9月にオープンした会員制の「三代目 脇彦 本店」
9月にオープンした会員制の「三代目 脇彦 本店」
 例えば、大阪の福島エリアに9月にオープンした「三代目 脇彦 本店」は、お酒を提供せず、肉とタレと米の味にこだわった会員制の焼肉店だ。タレは、1918年に創業した醸造酢卸店「脇彦商店」の初代店主が、取引先などにふるまった味噌ベースの甘辛ダレを再現し、米は季節に合ったものを釜で炊いて、おひつに入れて提供してくれる。メニューは6000円と8000円(税別)の2種類のコースのみで、ドリンクメニューに至っては、お茶が2種類あるだけで、肉と米とタレの相性に徹底的にこだわる。座席は座敷など13卓を備えているが、4人までの席が多い。担当者によると、会員制の焼肉店において6000~8000円という価格帯は、他の会員制焼肉店よりは安いそうで、カップルや夫婦でちょっと贅沢したいときに利用しやすい焼肉店となっている。

「一頭買い焼肉 道頓堀みつる 心斎橋店」では日本庭園に見立てたプレートに乗って肉が運ばれる
「一頭買い焼肉 道頓堀みつる 心斎橋店」では
日本庭園に見立てたプレートに乗って
肉が運ばれる
 もう一つの例としては、大阪の心斎橋エリアで、10月にオープンした「一頭買い焼肉 道頓堀みつる 心斎橋店」だ。建物は2階建てで、1階には注文したメニューを運ぶためのレーンを導入し、目でも楽しめるエンターテインメント性あふれた店舗づくりをしている。一方、2階は全区画が個室となっており、ゆったりとくつろぎながら食事ができる。

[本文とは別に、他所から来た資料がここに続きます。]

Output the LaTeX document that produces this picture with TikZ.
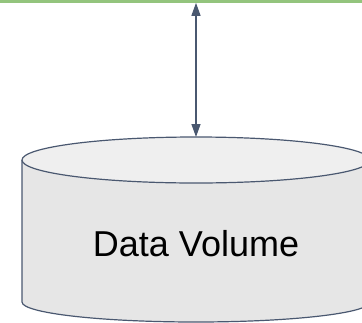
\documentclass[tikz,border=0pt]{standalone}
\usepackage{fontspec}
\setmainfont{Liberation Sans}
\usetikzlibrary{arrows.meta}
\definecolor{edgeblue}{HTML}{4A5870}
\definecolor{busgreen}{HTML}{93C47D}
\definecolor{topgray}{HTML}{EFEFEF}
\definecolor{bodygray}{HTML}{E6E6E6}
\begin{document}
\begin{tikzpicture}[>={Triangle[length=13pt,width=9pt]},x=1pt,y=-1pt]
			\def\cx{196} % tâm trụ
			\def\rx{174}
			\def\ry{23}
			\useasboundingbox (0,0) rectangle (362,322);
			\clip (0,0) rectangle (362,322);
			\draw[busgreen,line width=3.4pt] (0,1) -- (362,1);
			% thân trụ
			\draw[edgeblue,line width=1.2pt,fill=bodygray] (\cx-\rx,160) -- (\cx-\rx,302)
			arc[start angle=180,end angle=360,x radius=\rx,y radius=-20] -- (\cx+\rx,160);
			\draw[edgeblue,line width=1.2pt,fill=topgray] (\cx,160) ellipse[x radius=\rx,y radius=\ry];
			\node[font=\fontsize{36}{40}\selectfont] (vol) at (\cx,244) {Data Volume};
			\coordinate (volTop) at (\cx,160-\ry);
			\coordinate (bus) at (\cx,2.8);
			\draw[<->,edgeblue,line width=1.3pt] (bus) -- (volTop);
		\end{tikzpicture}
\end{document}
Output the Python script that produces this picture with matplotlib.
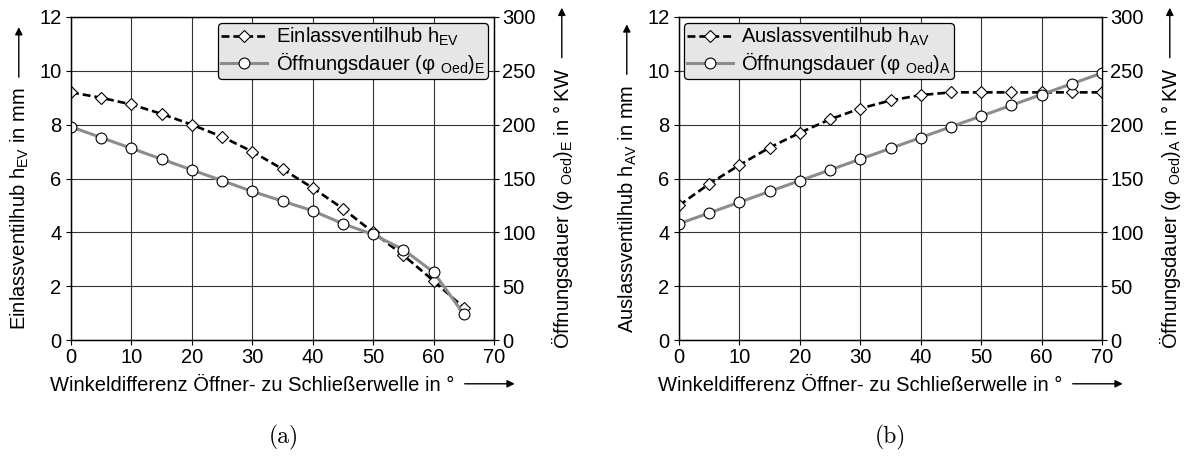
import matplotlib
matplotlib.use("Agg")
import matplotlib.pyplot as plt
from matplotlib.patches import FancyArrowPatch

# MARK: data

x_ev = [0, 5, 10, 15, 20, 25, 30, 35, 40, 45, 50, 55, 60, 65]
h_ev = [9.2, 9.0, 8.75, 8.4, 8.0, 7.55, 7.0, 6.35, 5.65, 4.88, 4.0, 3.15, 2.2, 1.2]
phi_e = [198, 188, 178, 168, 158, 148, 138, 129, 120, 108, 98, 84, 63, 24]

x_av = [0, 5, 10, 15, 20, 25, 30, 35, 40, 45, 50, 55, 60, 65, 70]
h_av = [5.0, 5.8, 6.5, 7.15, 7.7, 8.2, 8.6, 8.9, 9.1, 9.2, 9.2, 9.2, 9.2, 9.2, 9.2]
phi_a = [108, 118, 128, 138, 148, 158, 168, 178, 188, 198, 208, 218, 228, 238, 248]

x_ticks = [0, 10, 20, 30, 40, 50, 60, 70]
h_ticks = [0, 2, 4, 6, 8, 10, 12]
phi_ticks = [0, 50, 100, 150, 200, 250, 300]

xlabel = "Winkeldifferenz Öffner- zu Schließerwelle in °"
panels = [
    dict(x=x_ev, h=h_ev, phi=phi_e,
         h_name=r"Einlassventilhub h$_{\mathrm{EV}}$",
         phi_name=r"Öffnungsdauer (φ $_{\mathrm{Oed}}$)$_{\mathrm{E}}$",
         ylabel=r"Einlassventilhub h$_{\mathrm{EV}}$ in mm",
         y2label="Öffnungsdauer (φ $_{\\mathrm{Oed}}$)$_{\\mathrm{E}}$ in °\u2009KW",
         caption="(a)"),
    dict(x=x_av, h=h_av, phi=phi_a,
         h_name=r"Auslassventilhub h$_{\mathrm{AV}}$",
         phi_name=r"Öffnungsdauer (φ $_{\mathrm{Oed}}$)$_{\mathrm{A}}$",
         ylabel=r"Auslassventilhub h$_{\mathrm{AV}}$ in mm",
         y2label="Öffnungsdauer (φ $_{\\mathrm{Oed}}$)$_{\\mathrm{A}}$ in °\u2009KW",
         caption="(b)"),
]

# MARK: style

W, H, DPI = 1184, 463, 100
FS = 14.5
CAP = 0.716 * FS * DPI / 72   # cap height in px
GAP, ALEN = 10, 50

plt.rcParams["font.family"] = ["Liberation Sans", "DejaVu Sans"]
plt.rcParams["mathtext.fontset"] = "custom"
plt.rcParams["mathtext.rm"] = "Liberation Sans"
plt.rcParams["mathtext.it"] = "Liberation Sans:italic"
plt.rcParams["mathtext.sf"] = "Liberation Sans"
plt.rcParams["font.size"] = FS

GRAY = "#8c8c8c"

# pixel layout (x from left, y from top)
AX_LEFT = [71, 679]
AX_W = 423
AX_TOP, AX_BOT = 17, 340
CAPTION_X = [284, 890]


def fx(px):
    return px / W


def fy(py):
    return 1 - py / H


def arrow(fig, p0, p1):
    fig.add_artist(FancyArrowPatch((fx(p0[0]), fy(p0[1])), (fx(p1[0]), fy(p1[1])),
                                   transform=fig.transFigure, arrowstyle="-|>",
                                   mutation_scale=11, lw=1.0, color="k",
                                   shrinkA=0, shrinkB=0))


def hlabel(fig, rend, s, cx, base_y):
    t = fig.text(0, fy(base_y), s, ha="left", va="baseline")
    w = t.get_window_extent(rend).width
    start = cx - (w + GAP + ALEN) / 2
    t.set_x(fx(start))
    ay = base_y - CAP / 2
    arrow(fig, (start + w + GAP, ay), (start + w + GAP + ALEN, ay))


def vlabel(fig, rend, s, base_x, cy):
    t = fig.text(fx(base_x), 0, s, ha="left", va="baseline", rotation=90,
                 rotation_mode="anchor")
    l = t.get_window_extent(rend).height
    start = cy + (l + GAP + ALEN) / 2
    t.set_y(fy(start))
    ax_ = base_x - CAP / 2
    arrow(fig, (ax_, start - l - GAP), (ax_, start - l - GAP - ALEN))


fig = plt.figure(figsize=(W / DPI, H / DPI), dpi=DPI)
rend = fig.canvas.get_renderer()

for i, p in enumerate(panels):
    left = AX_LEFT[i]
    ax = fig.add_axes([fx(left), fy(AX_BOT), AX_W / W, (AX_BOT - AX_TOP) / H])
    ax2 = ax.twinx()

    l1, = ax.plot(p["x"], p["h"], color="k", lw=1.9, ls=(0, (3, 1.5)),
                  marker="D", ms=5.8, mfc="white", mec="k", mew=0.8)
    l2, = ax2.plot(p["x"], p["phi"], color=GRAY, lw=2.2,
                   marker="o", ms=7.8, mfc="white", mec="k", mew=0.8)

    ax.set_xlim(0, 70)
    ax.set_ylim(0, 12)
    ax2.set_ylim(0, 300)
    ax.set_xticks(x_ticks)
    ax.set_yticks(h_ticks)
    ax2.set_yticks(phi_ticks)
    ax.grid(True, color="#333333", lw=0.8)
    ax.set_axisbelow(True)
    for a in (ax, ax2):
        for sp in a.spines.values():
            sp.set_linewidth(0.9)
    ax.tick_params(axis="both", direction="out", length=3.5, width=0.8, labelsize=FS)
    ax.tick_params(axis="y", pad=3.5)
    ax.tick_params(axis="x", pad=2.5)
    ax2.tick_params(axis="y", direction="out", length=3.5, width=0.8, labelsize=FS, pad=2.5)

    if i == 0:
        loc, anchor = "upper right", (0.985, 0.982)
    else:
        loc, anchor = "upper left", (0.012, 0.982)
    leg = ax2.legend([l1, l2], [p["h_name"], p["phi_name"]], loc=loc,
                     bbox_to_anchor=anchor, borderaxespad=0, handlelength=2.3,
                     handletextpad=0.4, borderpad=0.15, labelspacing=0.1,
                     fancybox=True, framealpha=1)
    leg.get_frame().set_facecolor("#e6e6e6")
    leg.get_frame().set_edgecolor("k")
    leg.get_frame().set_linewidth(0.9)

    # axis labels with arrows
    cx = left + AX_W / 2
    cy = (AX_TOP + AX_BOT) / 2
    hlabel(fig, rend, xlabel, cx, 391)
    vlabel(fig, rend, p["ylabel"], left - 45, cy)
    vlabel(fig, rend, p["y2label"], left + AX_W + 75, cy)

    fig.text(fx(CAPTION_X[i]), fy(437), p["caption"], ha="center", va="center",
             family="cmr10", fontsize=17)

fig.savefig("out.png", dpi=DPI)
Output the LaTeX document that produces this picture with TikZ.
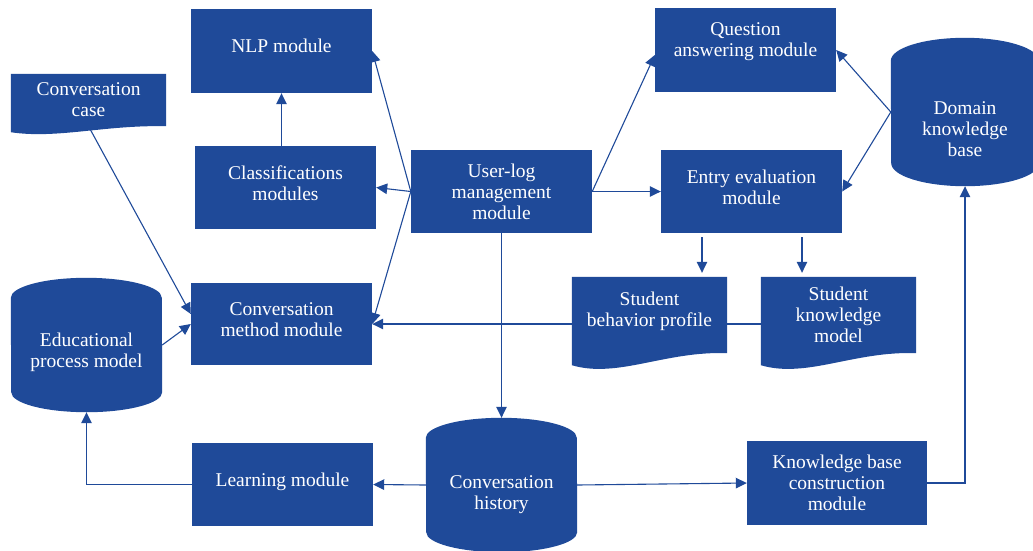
\documentclass[tikz,border=0pt]{standalone}
\usepackage{fontspec}
\setmainfont{Liberation Serif}
\usetikzlibrary{arrows.meta,backgrounds}
\definecolor{modblue}{RGB}{31,74,153}

\begin{document}
\begin{tikzpicture}
[every node/.style={inner sep=0pt},
 modbox/.style={rectangle, fill=modblue, minimum width=181pt, minimum height=83pt, text=white, align=center, font=\fontsize{19.5}{21}\selectfont},
 docbox/.style={rectangle, minimum width=155pt, text=white, align=center, font=\fontsize{19.5}{21}\selectfont},
 dbase/.style={rectangle, minimum width=151pt, minimum height=134pt, text=white, align=center, font=\fontsize{19.5}{21}\selectfont},
 link/.style={line width=1.1pt, draw=modblue},
 arr/.style={link, -{Triangle[length=11pt, width=10.5pt]}}]
\useasboundingbox (0pt, 0pt) rectangle (1033pt, -550pt);
\node (nlp) [modbox, minimum height=84pt, text depth=10pt] at (281.5pt, -51pt) {NLP module};
\node (classif) [modbox, text depth=8pt] at (285.5pt, -187.5pt) {Classifications\\modules};
\node (userlog) [modbox] at (501.5pt, -191.5pt) {User-log\\management\\module};
\node (qanswer) [modbox, minimum height=84pt] at (745.5pt, -50pt) {Question\\answering module\\\mbox{}};
\node (entryeval) [modbox, text depth=8pt] at (751.5pt, -191.5pt) {Entry evaluation\\module};
\node (convmethod) [modbox, minimum height=82pt, text depth=8pt] at (281.5pt, -324pt) {Conversation\\method module};
\node (learning) [modbox, text depth=9pt] at (282.5pt, -484.5pt) {Learning module};
\node (kbcons) [modbox, minimum width=180pt, minimum height=84pt] at (837pt, -483pt) {Knowledge base\\construction\\module};
\node (convcase) [docbox, minimum height=52pt] at (88.5pt, -100pt) {Conversation\\case};
\node (behavior) [docbox, minimum height=76pt, text depth=11pt] at (649.5pt, -315pt) {Student\\behavior profile};
\node (stuknow) [docbox, minimum height=76pt] at (838.5pt, -315pt) {Student\\knowledge\\model};
\node (domain) [dbase, minimum width=148pt, minimum height=148pt] at (965pt, -112pt) {\mbox{}\\[27pt]Domain\\knowledge\\base};
\node (eduproc) [dbase] at (86.5pt, -345pt) {\mbox{}\\[8pt]Educational\\process model};
\node (convhist) [dbase] at (501.5pt, -485pt) {\mbox{}\\[12pt]Conversation\\history};
\begin{scope}[on background layer]
\fill [modblue] (convcase.north west) -- (convcase.north east) -- (convcase.south east) .. controls +(-62pt, 1.4pt) and +(46pt, -7pt) .. ([yshift=-6pt]convcase.south west) -- cycle;
\fill [modblue] (behavior.north west) -- (behavior.north east) -- (behavior.south east) .. controls +(-62pt, 2.5pt) and +(46pt, -13.5pt) .. ([yshift=-12pt]behavior.south west) -- cycle;
\fill [modblue] (stuknow.north west) -- (stuknow.north east) -- (stuknow.south east) .. controls +(-62pt, 2.5pt) and +(46pt, -13.5pt) .. ([yshift=-12pt]stuknow.south west) -- cycle;
\fill [modblue] ([yshift=-23pt]domain.north west) arc [start angle=180, end angle=0, x radius=74pt, y radius=23pt] -- ([yshift=23pt]domain.south east) arc [start angle=0, end angle=-180, x radius=74pt, y radius=23pt] -- cycle;
\fill [modblue] ([yshift=-20pt]eduproc.north west) arc [start angle=180, end angle=0, x radius=75.5pt, y radius=20pt] -- ([yshift=20pt]eduproc.south east) arc [start angle=0, end angle=-180, x radius=75.5pt, y radius=20pt] -- cycle;
\fill [modblue] ([yshift=-20pt]convhist.north west) arc [start angle=180, end angle=0, x radius=75.5pt, y radius=20pt] -- ([yshift=20pt]convhist.south east) arc [start angle=0, end angle=-180, x radius=75.5pt, y radius=20pt] -- cycle;
\end{scope}
\draw [arr] (classif.north -| nlp.south) -- (nlp.south);
\draw [arr] (userlog.west) -- (nlp.east);
\draw [arr] (userlog.west) -- (classif.east);
\draw [arr] (userlog.west) -- (convmethod.east);
\draw [arr] (userlog.east) -- ([yshift=-5pt]qanswer.west);
\draw [arr] (userlog.east) -- (entryeval.west);
\draw [arr] (domain.west) -- (qanswer.east);
\draw [arr] (domain.west) -- (entryeval.east);
\draw [arr, shorten <=4pt, shorten >=4pt] ([xshift=-49.5pt]entryeval.south) -- ([xshift=-49.5pt]entryeval.south |- behavior.north);
\draw [arr, shorten <=4pt, shorten >=4pt] ([xshift=50.5pt]entryeval.south) -- ([xshift=50.5pt]entryeval.south |- stuknow.north);
\draw [link] (stuknow.west |- convmethod.east) -- (behavior.east |- convmethod.east);
\draw [arr] (behavior.west |- convmethod.east) -- (convmethod.east);
\draw [arr] (convcase.south) -- ([yshift=10pt]convmethod.west);
\draw [arr] (eduproc.east) -- (convmethod.west);
\draw [arr] (userlog.south) -- (convhist.north);
\draw [arr] (convhist.west) -- (learning.east);
\draw [arr] (convhist.east) -- (kbcons.west);
\draw [arr] (learning.west) -| (eduproc.south);
\draw [arr] (kbcons.east) -| (domain.south);
\end{tikzpicture}
\end{document}
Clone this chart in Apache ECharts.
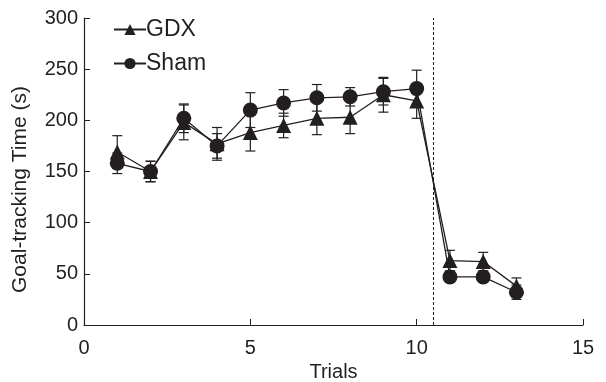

 この2つの店舗の取材や近年の東京でも出店しつつある1人用焼肉店のブームを見ると、焼肉業界は少人数やおひとり様にターゲットの幅を広げることで、従来との差別化を図ろうとしているようだ。加えて、会員制やレーンで商品が運ばれてくるなどの付加価値をつけることで、特別感を演出している。今後の焼肉業界は、おひとり様などの少人数に支持されるメニュー開発や店舗づくりをはじめとする多様な層を獲得できるかどうかが重要になってくるということだろう。